Brook Park
We had a hectic schedule yesterday for the remote broadcast in Cleveland, but the folks at WCPN kindly provided a guide with a car to take me out to Brook Park, the suburb that's home to the Marine Reserve Battalion that was the centerpiece of our first hour show. I didn't realize it at the time, but I'd been through a bit of it the night before, in the cab from Hopkins Field. Well, I'd probably seen more of it illuminated by lightning as the plane circled the airport for forty-five minutes before we landed.

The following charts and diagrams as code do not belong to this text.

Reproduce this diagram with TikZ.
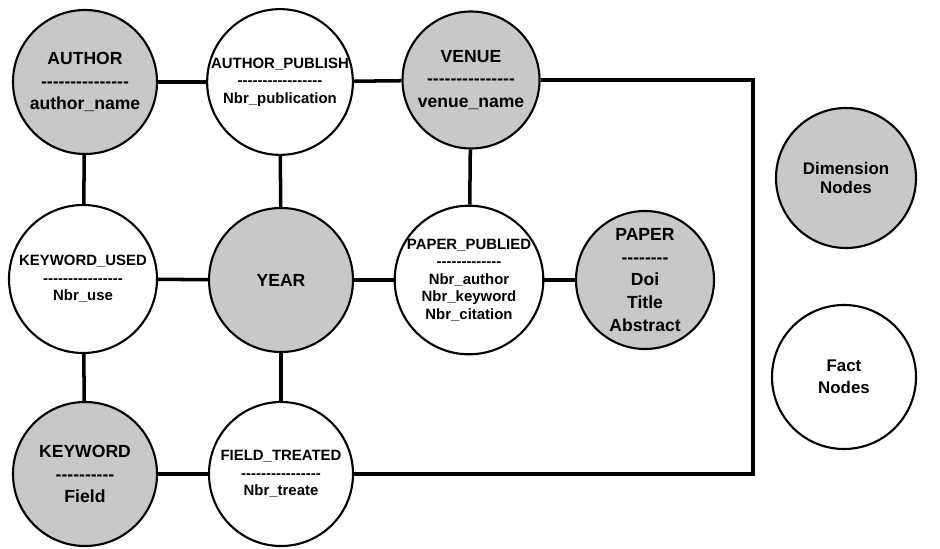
\documentclass[tikz,border=0pt]{standalone}
\usepackage{fontspec}
\setmainfont{Liberation Sans}[Ligatures=TeXOff]
\definecolor{dimgray}{RGB}{200,200,200}
\tikzset{
    dimnode/.style={circle, draw, line width=1.2pt, fill=dimgray, minimum size=2.88cm, inner sep=0pt,
        align=center, font=\fontsize{10}{13}\selectfont\bfseries},
    factnode/.style={circle, draw, line width=1.2pt, fill=white, minimum size=2.88cm, inner sep=0pt,
        align=center, font=\fontsize{8.5}{10}\selectfont\bfseries},
    link/.style={line width=2pt}
}
\begin{document}
\begin{tikzpicture}
    \useasboundingbox (0, 0) rectangle (18.8, -10.98);
        % connectors
        \coordinate (bend) at (15.06, -5.6);
        % dimension and fact nodes
        \node [dimnode] (author) at (1.70, -1.64) {AUTHOR\\---------------\\author\_name};
        \node [factnode] (publish) at (5.60, -1.64) {AUTHOR\_PUBLISH\\-----------------\\Nbr\_publication};
        \node [dimnode, minimum size=2.74cm] (venue) at (9.42, -1.60) {VENUE\\---------------\\venue\_name};
        \node [factnode, minimum size=2.96cm] (kwused) at (1.66, -5.58) {KEYWORD\_USED\\----------------\\Nbr\_use};
        \node [dimnode] (year) at (5.62, -5.60) {YEAR};
        \node [factnode, minimum size=2.8cm] (paperpub) at (9.38, -5.60) {PAPER\_PUBLIED\\-------------\\Nbr\_author\\Nbr\_keyword\\Nbr\_citation};
        \node [dimnode, minimum size=2.76cm] (paper) at (12.90, -5.60) {PAPER\\--------\\Doi\\Title\\Abstract};
        \node [dimnode] (keyword) at (1.70, -9.48) {KEYWORD\\----------\\Field};
        \node [factnode] (treated) at (5.62, -9.48) {FIELD\_TREATED\\----------------\\Nbr\_treate};
        % legend
        \node [dimnode, minimum size=2.8cm, font=\fontsize{9.6}{11.3}\selectfont\bfseries] (dimlegend) at (16.92, -3.56) {Dimension\\Nodes};
        \node [factnode, font=\fontsize{9.6}{12.4}\selectfont\bfseries] (factlegend) at (16.88, -7.54) {Fact\\Nodes};
        \draw[link] (author) -- (publish);
        \draw[link] (publish) -- (venue);
        \draw[link] (author) -- (kwused);
        \draw[link] (kwused) -- (keyword);
        \draw[link] (publish) -- (year);
        \draw[link] (year) -- (treated);
        \draw[link] (venue) -- (paperpub);
        \draw[link] (kwused) -- (year);
        \draw[link] (year) -- (paperpub);
        \draw[link] (paperpub) -- (paper);
        \draw[link] (keyword) -- (treated);
        \draw[link] (venue.east) -| (bend) |- (treated.east);
    \end{tikzpicture}
\end{document}
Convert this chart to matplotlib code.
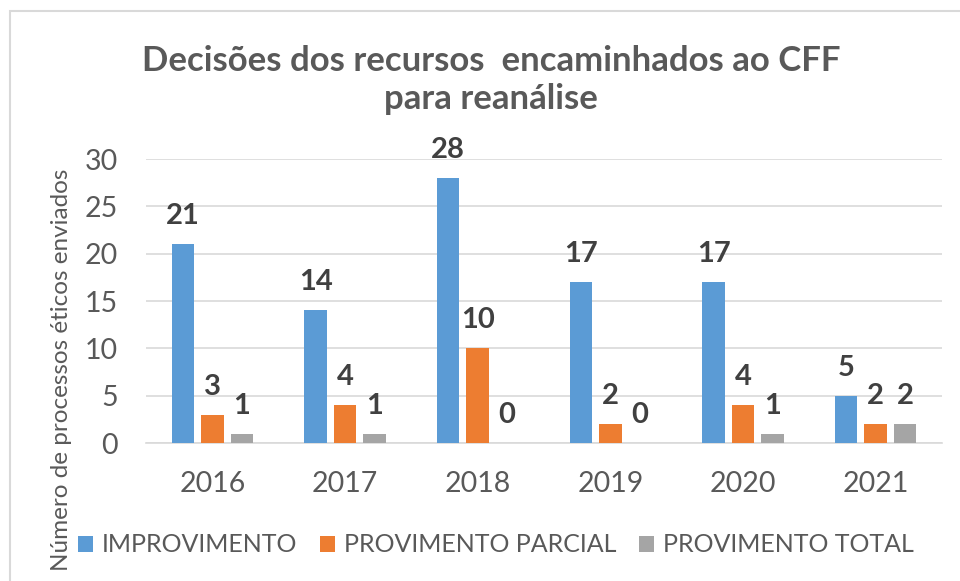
import numpy as np
import matplotlib.pyplot as plt
from matplotlib.patches import Rectangle

# Dados
anos = ['2016', '2017', '2018', '2019', '2020', '2021']
improvimento = [21, 14, 28, 17, 17, 5]
provimento_parcial = [3, 4, 10, 2, 4, 2]
provimento_total = [1, 1, 0, 0, 1, 2]
series = ['IMPROVIMENTO', 'PROVIMENTO PARCIAL', 'PROVIMENTO TOTAL']
cores = ['#5B9BD5', '#ED7D31', '#A5A5A5']

plt.rcParams['font.family'] = ['Lato', 'DejaVu Sans']
texto = '#595959'

fig = plt.figure(figsize=(9.6, 5.81), dpi=100)
ax = fig.add_axes([146 / 960, 1 - 443 / 581, 796 / 960, 284 / 581])

x = np.arange(len(anos))
largura = 0.17
passo = 0.222
valores = [improvimento, provimento_parcial, provimento_total]
for i, (vals, nome, cor) in enumerate(zip(valores, series, cores)):
    pos = x + (i - 1) * passo
    ax.bar(pos, vals, largura, color=cor, label=nome, zorder=3)
    for p, v in zip(pos, vals):
        ax.annotate(str(v), (p, v), xytext=(0, 28), textcoords='offset pixels',
                    ha='center', va='center', fontsize=21, fontweight='bold',
                    color='#404040')

ax.set_xlim(-0.5, len(anos) - 0.5)
ax.set_ylim(0, 30)
ax.set_yticks(range(0, 31, 5))
ax.set_xticks(x)
ax.set_xticklabels(anos)
ax.tick_params(axis='both', length=0, labelsize=20.5, colors=texto)
ax.tick_params(axis='y', pad=20)
ax.tick_params(axis='x', pad=20)
ax.grid(axis='y', color='#D9D9D9', linewidth=1.2, zorder=0)
for lado in ['top', 'right', 'left']:
    ax.spines[lado].set_visible(False)
ax.spines['bottom'].set_color('#D9D9D9')
ax.spines['bottom'].set_linewidth(1.2)

fig.text(491 / 960, 1 - 80 / 581,
         'Decisões dos recursos  encaminhados ao CFF\npara reanálise',
         ha='center', va='center', fontsize=25, fontweight='bold',
         color=texto, linespacing=1.22)

fig.text(62 / 960, 1 - 370 / 581, 'Número de processos éticos enviados',
         rotation=90, ha='center', va='center', fontsize=17.5, color=texto)

fig.legend(loc='center', bbox_to_anchor=(496 / 960, 1 - 545 / 581), ncol=3,
           frameon=False, fontsize=18, labelcolor=texto, handlelength=0.6,
           handleheight=0.6, handletextpad=0.36, columnspacing=0.9)

# moldura do gráfico
fig.patches.append(Rectangle((10 / 960, -0.1), 1.1, 1 - 11 / 581 + 0.1,
                             transform=fig.transFigure, fill=False,
                             edgecolor='#D9D9D9', linewidth=1.5))

fig.savefig('out.png', dpi=100)
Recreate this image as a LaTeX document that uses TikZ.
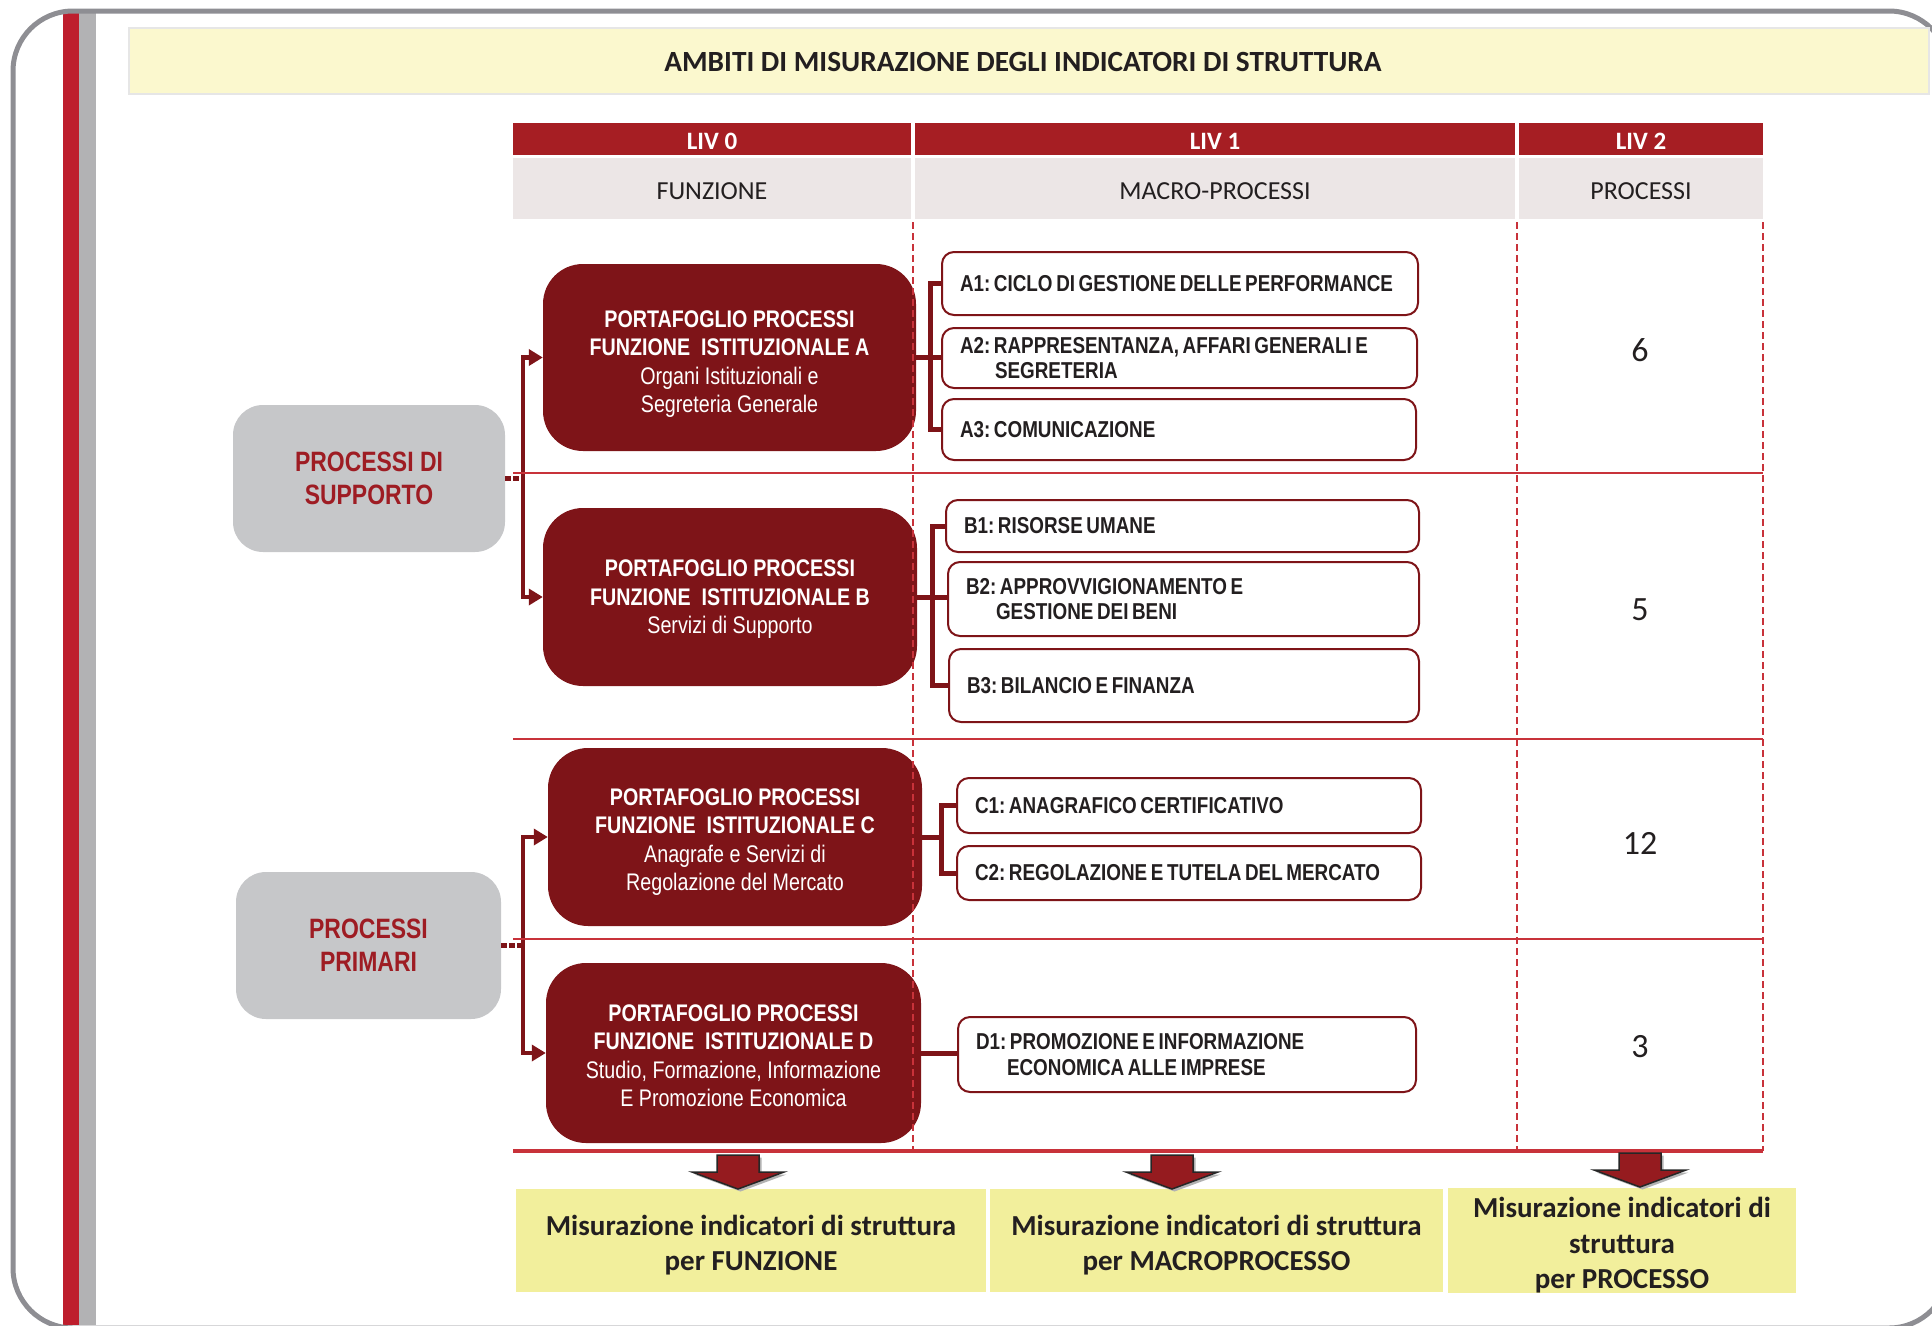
\documentclass[tikz,border=0pt]{standalone}
\usepackage{fontspec}
\setmainfont{Carlito}
\newfontfamily\narrowfont[FakeStretch=0.82]{Liberation Sans}
\usetikzlibrary{arrows.meta,calc}

\definecolor{frameGray}{HTML}{8E8E93}
\definecolor{barRed}{HTML}{BE1E2D}
\definecolor{barGray}{HTML}{B2B2B4}
\definecolor{titleFill}{HTML}{FBF8CE}
\definecolor{titleLine}{HTML}{E6E6E6}
\definecolor{hdrRed}{HTML}{A61E23}
\definecolor{hdrGray}{HTML}{ECE6E6}
\definecolor{gridRed}{HTML}{C8323A}
\definecolor{darkRed}{HTML}{7E1418}
\definecolor{groupGray}{HTML}{C6C7C9}
\definecolor{groupText}{HTML}{9E1C23}
\definecolor{textDark}{HTML}{231F20}
\definecolor{outFill}{HTML}{F2EF9C}
\definecolor{arrowRed}{HTML}{951B1F}

% invisible strut that raises the top of a first text line
\newcommand{\toppad}[1]{\rule{0pt}{#1}}
% tight, unhyphenated setting for the macro-process labels
\newcommand{\tightlabels}{\hyphenpenalty=10000\relax\exhyphenpenalty=10000\relax
  \frenchspacing\spaceskip=3.6pt plus 1pt minus 0.5pt\relax}

\begin{document}
\begin{tikzpicture}[x=1pt,y=-1pt,
  titleband/.style={fill=titleFill, draw=titleLine, line width=1.5pt, inner sep=0pt,
    minimum width=1800pt, minimum height=66pt},
  titletext/.style={text=textDark, inner sep=0pt,
    font=\bfseries\fontsize{29.3}{34}\selectfont},
  hdrcell/.style={fill=hdrRed, text=white, inner sep=0pt, minimum height=32pt,
    text height=21pt, text depth=0pt,
    font=\bfseries\fontsize{25}{30}\selectfont},
  subcell/.style={fill=hdrGray, text=textDark, inner sep=0pt, minimum height=61pt,
    text height=21.7pt, text depth=0pt,
    font=\fontsize{26}{30}\selectfont},
  groupbox/.style={fill=groupGray, rounded corners=30pt, text=groupText, align=center,
    inner sep=0pt, font=\narrowfont\bfseries\fontsize{28}{33}\selectfont},
  funcbox/.style={fill=darkRed, rounded corners=40pt, text=white, align=center,
    inner sep=0pt, font=\narrowfont\fontsize{24}{28.5}\selectfont},
  macrobox/.style={draw=darkRed, line width=2pt, fill=white, rounded corners=12pt,
    anchor=west, align=left, inner xsep=18pt, inner ysep=0pt, text=textDark,
    font=\narrowfont\bfseries\fontsize{23}{25.5}\selectfont,
    execute at begin node=\tightlabels},
  countlabel/.style={text=textDark, inner sep=0pt, font=\fontsize{34}{40}\selectfont},
  outbox/.style={fill=outFill, text=textDark, align=center, inner sep=0pt,
    minimum height=103pt, font=\bfseries\fontsize{29}{35.5}\selectfont},
  conn/.style={draw=darkRed, line width=4.5pt},
  bracket/.style={draw=darkRed, line width=5pt},
  hgrid/.style={draw=gridRed, line width=2.5pt},
  vgrid/.style={draw=gridRed, line width=2pt, dash pattern=on 7pt off 4pt},
  pics/downarrow/.style={code={
    \fill[black!30] (2.5,2.5) -- (23.5,2.5) -- (23.5,19.5) -- (48.5,19.5) -- (2.5,36.5)
      -- (-43.5,19.5) -- (-18.5,19.5) -- cycle;
    \filldraw[fill=arrowRed, draw=black!85, line width=1.5pt]
      (-21,0) -- (21,0) -- (21,17) -- (46,17) -- (0,34) -- (-46,17) -- (-21,17) -- cycle;
  }}
]
\useasboundingbox (0,0) rectangle (1932,1325);
\clip (0,0) rectangle (1932,1325);

% page decoration: side stripes and rounded frame
\fill[barRed] (63,11) rectangle (79,1325);
\fill[barGray] (79,11) rectangle (96,1325);
\draw[frameGray, line width=5pt, rounded corners=60pt] (13,11) rectangle (1949,1328);

% title band
\node[titleband] (title) at (1029,61) {};
\node[titletext] (titlelabel) at (1023,62) {AMBITI DI MISURAZIONE DEGLI INDICATORI DI STRUTTURA};

% table header
\node[hdrcell, minimum width=398pt] (h0) at (712,139) {LIV 0};
\node[hdrcell, minimum width=600pt] (h1) at (1215,139) {LIV 1};
\node[hdrcell, minimum width=244pt] (h2) at (1641,139) {LIV 2};
\node[subcell, minimum width=398pt] (s0) at (712,188.5) {FUNZIONE};
\node[subcell, minimum width=600pt] (s1) at (1215,188.5) {MACRO-PROCESSI};
\node[subcell, minimum width=244pt] (s2) at (1641,188.5) {PROCESSI};

% process groups
\node[groupbox, minimum width=272pt, minimum height=147pt] (gS) at (369,478.5) {PROCESSI DI\\SUPPORTO};
\node[groupbox, minimum width=265pt, minimum height=147pt] (gP) at (368.5,945.5) {PROCESSI\\PRIMARI};

% functions (LIV 0)
\node[funcbox, minimum width=373pt, minimum height=187pt] (fA) at (729.5,357.5)
  {\toppad{29.5pt}\textbf{PORTAFOGLIO PROCESSI}\\\textbf{FUNZIONE\ \ ISTITUZIONALE A}\\Organi Istituzionali e\\Segreteria Generale};
\node[funcbox, minimum width=374pt, minimum height=178pt] (fB) at (730,597)
  {\toppad{21pt}\textbf{PORTAFOGLIO PROCESSI}\\\textbf{FUNZIONE\ \ ISTITUZIONALE B}\\Servizi di Supporto};
\node[funcbox, minimum width=374pt, minimum height=178pt] (fC) at (735,837)
  {\toppad{26.5pt}\textbf{PORTAFOGLIO PROCESSI}\\\textbf{FUNZIONE\ \ ISTITUZIONALE C}\\Anagrafe e Servizi di\\Regolazione del Mercato};
\node[funcbox, minimum width=375pt, minimum height=180pt] (fD) at (733.5,1053)
  {\toppad{22.5pt}\textbf{PORTAFOGLIO PROCESSI}\\\textbf{FUNZIONE\ \ ISTITUZIONALE D}\\Studio, Formazione, Informazione\\E Promozione Economica};

% macro-processes (LIV 1)
\node[macrobox, text width=440pt, minimum height=63pt] (mA1) at (941,283.5) {\mbox{A1: CICLO DI GESTIONE DELLE PERFORMANCE}};
\node[macrobox, text width=439pt, minimum height=60pt] (mA2) at (941,358) {A2: RAPPRESENTANZA, AFFARI GENERALI E\\\hspace*{35pt}SEGRETERIA};
\node[macrobox, text width=438pt, minimum height=61pt] (mA3) at (941,429.5) {A3: COMUNICAZIONE};
\node[macrobox, text width=437pt, minimum height=52pt] (mB1) at (945,526) {B1: RISORSE UMANE};
\node[macrobox, text width=435pt, minimum height=74pt] (mB2) at (947,599) {B2: APPROVVIGIONAMENTO E\\\hspace*{30pt}GESTIONE DEI BENI};
\node[macrobox, text width=434pt, minimum height=73pt] (mB3) at (948,685.5) {B3: BILANCIO E FINANZA};
\node[macrobox, text width=428pt, minimum height=55pt] (mC1) at (956,805.5) {C1: ANAGRAFICO CERTIFICATIVO};
\node[macrobox, text width=428pt, minimum height=54pt] (mC2) at (956,873) {C2: REGOLAZIONE E TUTELA DEL MERCATO};
\node[macrobox, text width=422pt, minimum height=75pt] (mD1) at (957,1054.5) {D1: PROMOZIONE E INFORMAZIONE\\\hspace*{31pt}ECONOMICA ALLE IMPRESE};

% group -> function connectors
\draw[conn, dash pattern=on 6pt off 2pt] (gS.east) -- ++(18,0) coordinate (jS);
\draw[conn, -{Triangle[length=14pt,width=16pt]}] (jS) |- (fA.west);
\draw[conn, -{Triangle[length=14pt,width=16pt]}] (jS) |- (fB.west);
\draw[conn, dash pattern=on 6pt off 2pt] (gP.east) -- ++(22,0) coordinate (jP);
\draw[conn, -{Triangle[length=14pt,width=16pt]}] (jP) |- (fC.west);
\draw[conn, -{Triangle[length=14pt,width=16pt]}] (jP) |- (fD.west);

% function -> macro-process brackets
\coordinate (jA) at ($(mA1.west)+(-11,0)$);
\draw[bracket] (mA1.west) -- (jA) |- (mA3.west);
\draw[bracket] (fA.east) -- (fA.east -| mA2.west);
\coordinate (jB) at ($(mB1.west)+(-13,0)$);
\draw[bracket] (mB1.west) -- (jB) |- (mB3.west);
\draw[bracket] (fB.east) -- (fB.east -| mB2.west);
\coordinate (jC) at ($(mC1.west)+(-15,0)$);
\draw[bracket] (mC1.west) -- (jC) |- (mC2.west);
\draw[bracket] (fC.east) -- (fC.east -| jC);
\draw[bracket] (fD.east) -- (fD.east -| mD1.west);

% table grid
\draw[vgrid] (913,222) -- (913,1151);
\draw[vgrid] (1517,222) -- (1517,1151);
\draw[vgrid] (1763,222) -- (1763,1151);
\draw[hgrid] (513,473) -- (1763,473);
\draw[hgrid] (513,739) -- (1763,739);
\draw[hgrid] (513,939) -- (1763,939);
\draw[hgrid, line width=4pt] (513,1151) -- (1763,1151);

% process counts (LIV 2)
\node[countlabel] (n1) at (1640,350) {6};
\node[countlabel] (n2) at (1640,610) {5};
\node[countlabel] (n3) at (1640,843) {12};
\node[countlabel] (n4) at (1640,1047) {3};

% measurement outputs
\node[outbox, minimum width=470pt] (o1) at (751,1240.5) {\toppad{29.5pt}Misurazione indicatori di struttura\\per FUNZIONE};
\node[outbox, minimum width=453pt] (o2) at (1216.5,1240.5) {\toppad{29.5pt}Misurazione indicatori di struttura\\per MACROPROCESSO};
\node[outbox, minimum width=348pt] (o3) at (1622,1240.5) {\toppad{30pt}Misurazione indicatori di\\struttura\\per PROCESSO};

\pic at (738,1155) {downarrow};
\pic at (1172,1155) {downarrow};
\pic at (1640,1153) {downarrow};
\end{tikzpicture}
\end{document}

Just about everywhere we went, you could see the smokestacks of the Ford engine plant that's at the heart of the city's economy and identity -- there used to be a Chevy plant, too, and I mentioned a huge convention center that's been adapted from a factory that built B-29s during WWII and tanks in the fifties. A lot of the housing was originally built by the government for workers at the bomber plant ... neat bungalows and ramblers, many with American flags secured to the front porch. A noticeably high percentage of American cars ... the kind of largely white ethnic blue collar town that's been hit so hard by de-industrialization, and a rock solid republican part of Dennis Kucinich's congressional district.
The Marine headquarters is across the street from a Catholic school. There's a chain link fence outside that, in August 2005, was festooned with signs and prayers and flowers and teddy bears ... a 9/11 kind of memorial that happened spontaneously after 19 members of the 3rd Battalion, 25th Marines were killed in a week. All that stuff was collected and preserved inside ... there's a courtyard memorial outside now, with the names of the 48 men from the battalion killed so far in this war.
The visit helped me understand the area a little bit, and the grief and the loss, but I realize now I should have taken a camera to show you all some pictures. Sigh. I'll get this digital stuff someday.